Agenda item

To Announce any Urgent Business Agreed by the Chair

Minutes:

Cllr Sarah Warren made the following statement regarding bus services:

 

“As many residents are aware, several essential bus services in North East Somerset have now stopped running due to an ongoing funding crisis, including services 82, 179 and 768, and further services are currently at risk. I want to provide an urgent update on the work that we are doing to address this situation.

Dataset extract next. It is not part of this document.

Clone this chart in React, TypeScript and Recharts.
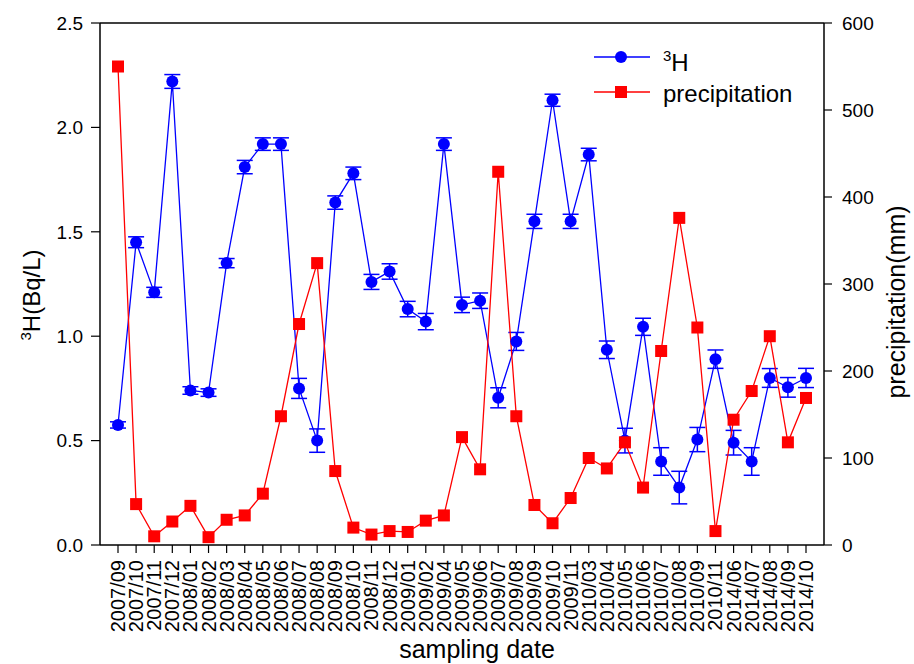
import React from 'react';
import { LineChart, Line, XAxis, YAxis, ErrorBar, ReferenceLine, Legend, Label } from 'recharts';

const dates = [
  '2007/09', '2007/10', '2007/11', '2007/12', '2008/01', '2008/02', '2008/03', '2008/04', '2008/05', '2008/06',
  '2008/07', '2008/08', '2008/09', '2008/10', '2008/11', '2008/12', '2009/01', '2009/02', '2009/04', '2009/05',
  '2009/06', '2009/07', '2009/08', '2009/09', '2009/10', '2009/11', '2010/03', '2010/04', '2010/05', '2010/06',
  '2010/07', '2010/08', '2010/09', '2010/11', '2014/06', '2014/07', '2014/08', '2014/09', '2014/10',
];

const tritium = [
  0.575, 1.45, 1.21, 2.22, 0.74, 0.73, 1.35, 1.81, 1.92, 1.92,
  0.75, 0.5, 1.64, 1.78, 1.26, 1.31, 1.13, 1.07, 1.92, 1.15,
  1.17, 0.705, 0.975, 1.55, 2.13, 1.55, 1.87, 0.935, 0.5, 1.045,
  0.4, 0.275, 0.505, 0.89, 0.49, 0.4, 0.8, 0.755, 0.8,
];

const tritiumErr = [
  0.015, 0.026, 0.024, 0.033, 0.018, 0.018, 0.022, 0.032, 0.03, 0.03,
  0.048, 0.056, 0.032, 0.03, 0.036, 0.037, 0.037, 0.039, 0.03, 0.037,
  0.037, 0.048, 0.043, 0.034, 0.029, 0.034, 0.03, 0.042, 0.059, 0.041,
  0.066, 0.078, 0.058, 0.044, 0.059, 0.066, 0.045, 0.047, 0.046,
];

const precipitation = [
  550, 47, 10, 27, 45, 9, 29, 34, 59, 148,
  254, 324, 85, 20, 12, 16, 15, 28, 34, 124,
  87, 429, 148, 46, 25, 54, 100, 88, 118, 66,
  223, 376, 250, 16, 144, 177, 240, 118, 169,
];

const leftTicks = [0, 0.5, 1.0, 1.5, 2.0, 2.5];
const rightTicks = [0, 100, 200, 300, 400, 500, 600];

const data = dates.map((d, i) => ({
  date: d,
  h3: tritium[i],
  h3Err: tritiumErr[i],
  precip: precipitation[i],
}));

const FONT = '"Liberation Sans", Arial, sans-serif';
const BLUE = '#0000ff';
const RED = '#ff0000';

const XTick = (props: any) => {
  const { x, y, payload } = props;
  return (
    <text
      x={x}
      y={y}
      transform={`rotate(-90, ${x}, ${y})`}
      textAnchor="end"
      dy="0.35em"
      fontSize={20}
      fontFamily={FONT}
      fill="#000"
    >
      {payload.value}
    </text>
  );
};

const SquareDot = (props: any) => {
  const { cx, cy, index } = props;
  if (cx == null || cy == null) return null;
  return <rect key={`sq-${index}`} x={cx - 6} y={cy - 6} width={12} height={12} fill={RED} />;
};

const LeftTitle = (props: any) => {
  const vb = props.viewBox || {};
  const x = 40;
  const y = (vb.y ?? 23) + (vb.height ?? 522) / 2 + 11;
  return (
    <text
      x={x}
      y={y}
      transform={`rotate(-90, ${x}, ${y})`}
      textAnchor="middle"
      fontSize={24}
      fontFamily={FONT}
      fill="#000"
    >
      <tspan fontSize={15} dy={-9}>3</tspan>
      <tspan dy={9}>H(Bq/L)</tspan>
    </text>
  );
};

const RightTitle = (props: any) => {
  const vb = props.viewBox || {};
  const x = 905;
  const y = (vb.y ?? 23) + (vb.height ?? 522) / 2 + 18;
  return (
    <text
      x={x}
      y={y}
      transform={`rotate(-90, ${x}, ${y})`}
      textAnchor="middle"
      fontSize={25}
      fontFamily={FONT}
      fill="#000"
    >
      precipitation(mm)
    </text>
  );
};

const BottomTitle = () => (
  <text x={477} y={658} textAnchor="middle" fontSize={25} fontFamily={FONT} fill="#000">
    sampling date
  </text>
);

const LegendContent = () => (
  <svg width={240} height={70} style={{ overflow: 'visible' }}>
    <line x1={0} y1={15} x2={56} y2={15} stroke={BLUE} strokeWidth={1.3} />
    <circle cx={27} cy={15} r={6} fill={BLUE} />
    <text x={69} y={29} fontSize={24} fontFamily={FONT} fill="#000">
      <tspan fontSize={15} dy={-10}>3</tspan>
      <tspan dy={10}>H</tspan>
    </text>
    <line x1={0} y1={50} x2={56} y2={50} stroke={RED} strokeWidth={1.3} />
    <rect x={21} y={44} width={12} height={12} fill={RED} />
    <text x={69} y={60} fontSize={24} fontFamily={FONT} fill="#000">
      precipitation
    </text>
  </svg>
);

export default function App() {
  return (
    <div style={{ position: 'absolute', left: 0, top: 0, width: 914, height: 664, background: '#fff' }}>
      <LineChart
        width={914}
        height={664}
        data={data}
        margin={{ top: 23, right: 30, bottom: 0, left: 40 }}
      >
        <XAxis
          dataKey="date"
          scale="point"
          padding={{ left: 18, right: 18 }}
          interval={0}
          height={119}
          tick={<XTick />}
          tickSize={8}
          tickMargin={7}
          axisLine={{ stroke: '#000', strokeWidth: 1.5 }}
          tickLine={{ stroke: '#000', strokeWidth: 1.2 }}
        >
          <Label content={<BottomTitle />} />
        </XAxis>
        <YAxis
          yAxisId="left"
          orientation="left"
          domain={[0, 2.5]}
          ticks={leftTicks}
          tickFormatter={(v: number) => v.toFixed(1)}
          width={60}
          tickSize={9}
          tickMargin={8}
          tick={{ fontSize: 19, fontFamily: FONT, fill: '#000' }}
          axisLine={{ stroke: '#000', strokeWidth: 1.5 }}
          tickLine={{ stroke: '#000', strokeWidth: 1.2 }}
        >
          <Label content={<LeftTitle />} />
        </YAxis>
        <YAxis
          yAxisId="right"
          orientation="right"
          domain={[0, 600]}
          ticks={rightTicks}
          width={60}
          tickSize={8}
          tickMargin={10}
          tick={{ fontSize: 19, fontFamily: FONT, fill: '#000' }}
          axisLine={{ stroke: '#000', strokeWidth: 1.5 }}
          tickLine={{ stroke: '#000', strokeWidth: 1.2 }}
        >
          <Label content={<RightTitle />} />
        </YAxis>
        <ReferenceLine yAxisId="left" y={2.5} stroke="#000" strokeWidth={1.5} />
        <Legend
          layout="horizontal"
          verticalAlign="middle"
          align="center"
          content={<LegendContent />}
          wrapperStyle={{ left: 594, top: 42, width: 240, height: 70 }}
        />
        <Line
          yAxisId="left"
          type="linear"
          dataKey="h3"
          stroke={BLUE}
          strokeWidth={1.3}
          dot={{ r: 6, fill: BLUE, stroke: 'none' }}
          activeDot={false}
          isAnimationActive={false}
        >
          <ErrorBar dataKey="h3Err" direction="y" width={8} stroke={BLUE} strokeWidth={1.5} isAnimationActive={false} />
        </Line>
        <Line
          yAxisId="right"
          type="linear"
          dataKey="precip"
          stroke={RED}
          strokeWidth={1.3}
          dot={<SquareDot />}
          activeDot={false}
          isAnimationActive={false}
        />
      </LineChart>
    </div>
  );
}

The West of England Combined Authority is the regional transport authority responsible for planning bus services in cooperation with local bus operators. The combined authority has a budget of many tens of millions dedicated solely to transport and to economic development.

 

Bath and North East Somerset Council pays an annual contribution towards the provision of supported services – those that are not deemed financially viable - through the regional Transport Levy. In this financial year we have increased our contribution by 30% to £1m, recognising the significant increases in costs to provide bus services. Unfortunately, however, the prices of our bus services increased by some 200%.

 

Like other councils, B&NES has no significant funding for buses over and above that which is already transferred annually to WECA as our transport levy. The remainder of our budget is fully committed to other purposes (including statutory services that we cannot choose to withdraw), such as social care, children's services (which together consume the vast majority of our budgets), housing, parks, waste management, libraries and so on, so there is very little remaining for discretionary expenditure such as on buses.

 

We now need the Metro Mayor to contribute a portion of the £57m of bus service improvement grant that he received from government specifically and solely for bus services, on our lost and at-risk services, as the Secretary of State has indicated he should. Other local authorities, who are not part of the West of England Combined Authority, have been able to do this – including North Somerset and Gloucestershire.

 

In the New Year, we were informed that the Metro Mayor planned to commission several new rural buses throughout North East Somerset. The 522, designed without consultation by the West of England Combined Authority, was introduced, and takes far longer than previous buses, travelling through areas with good bus services rather than villages with none.

 

The Mayor also decided to put a large proportion of his Bus Service Improvement Plan funding into the Westlink Demand Responsive Transport (or DRT) service. As many residents have found, DRT in its current form is not working. Westlink has proved unreliable and hard to access, and as the vehicles are usually seen almost empty, must be costing much more per passenger journey than the bus services they replaced, and that residents are desperate to see returned.

 

The Mayor has also chosen this month to commit some £8m to free travel on buses for residents in the month of their birthday. This birthday bonanza is of huge benefit to Bristolians with frequent bus services but is a further insult to our more rural residents, having recently lost all access to public transport and some now newly confined to their homes.

 

Residents in North East Somerset have been left with a public transport service which simply isn’t working, some communities with frequent bus services and others with none. This is a deeply unsatisfactory situation and residents of all ages are impacted.

 

To address this desperate situation, my team and I have spent the last few months talking to B&NES and parish councillors from across North East Somerset, Cabinet leads from neighbouring councils, bus experts, campaigners and residents, as well as to the Metro Mayor and his staff. We have developed a proposal that provides a cost-effective solution to improve local services.

 

Key elements of the proposal are:

 

·  Targeted new bus routes to help re-connect towns and villages that have been abandoned by the Metro Mayor.

·  Additional Westlink services along fixed routes at key commute and school times - to build trust in the new service, and to support other services.

·  Funding solutions: including working with neighbouring councils on cross-boundary routes.

 

These proposals will safeguard threatened buses, and fill gaps where services have been lost – connecting communities with Bath and Bristol and between larger towns and villages in B&NES. We are very keen to work with the Metro Mayor to find a solution. This week, Cllr Guy has written to him to put our innovative ideas forward, and we hope he will respond positively to our constructive proposals.

 

We encourage members of the public who are concerned about bus services to write to the Metro Mayor to ask for his support.”